In general, supervisors should be approachable, listen to concerns and direct students to helpful resources such as university counselling when necessary. Furthermore, positive feedback from supervisors can also go a long way, and can motivate students to work confidently and consistently. The obsession with the next project can be destructive and undermine the progress a researcher has already made.

Preventive measures should be made paramount, however there are some key reminders and actions that may help impostor-type thoughts:

1.     Reignite your passion for research. It can be easy to get lost in the details of a research project, so reconnect with your passion for science and remind yourself why your project is worth doing. Going to talks, conferences, and reading papers can excite you about science in general and be a source of inspiration.

2.     Remember your supervisor chose you for a reason. Landing a PhD position is highly competitive, and your supervisor saw something in you that put you above others. You may feel you tricked your professor into choosing you, but remember that they have interviewed many students, and know what they are looking for.

3.     Avoid making your research your entire life. There are so many other elements of your identity that need nurturing, and time at university presents the perfect opportunity to develop new or old hobbies and interests. Spending time outside the lab or office with your group can also give you a much needed mental break.

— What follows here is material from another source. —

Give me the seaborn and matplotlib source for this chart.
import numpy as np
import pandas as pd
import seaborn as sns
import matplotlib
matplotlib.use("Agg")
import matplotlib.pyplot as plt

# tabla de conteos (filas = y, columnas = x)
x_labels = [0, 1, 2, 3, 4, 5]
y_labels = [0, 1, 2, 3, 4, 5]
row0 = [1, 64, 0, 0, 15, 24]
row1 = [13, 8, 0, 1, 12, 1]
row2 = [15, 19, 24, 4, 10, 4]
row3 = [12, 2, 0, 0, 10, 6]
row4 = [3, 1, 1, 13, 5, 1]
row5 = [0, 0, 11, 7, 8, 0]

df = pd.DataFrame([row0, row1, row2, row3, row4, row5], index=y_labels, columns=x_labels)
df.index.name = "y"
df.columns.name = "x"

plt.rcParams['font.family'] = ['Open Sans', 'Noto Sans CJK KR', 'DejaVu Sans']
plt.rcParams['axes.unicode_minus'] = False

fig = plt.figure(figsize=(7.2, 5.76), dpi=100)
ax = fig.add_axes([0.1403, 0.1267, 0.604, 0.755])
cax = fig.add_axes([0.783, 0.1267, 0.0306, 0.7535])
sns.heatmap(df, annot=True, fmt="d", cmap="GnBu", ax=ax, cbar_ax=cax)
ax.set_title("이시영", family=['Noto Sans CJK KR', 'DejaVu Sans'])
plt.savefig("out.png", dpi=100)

4.     Engage less with those that are neither constructive nor supportive. Seek out group members you can trust and relate to. If there is no one in your research group directly, try to connect with others from across departments and disciplines. Also remember that arrogant group members are often over-compensating due to their own insecurities.

5. Seek professional help when needed. Don’t be ashamed to speak to a professional when things get tough. Remind yourself that impostor syndrome is a real problem, and you deserve the same help as those going through other mental health struggles.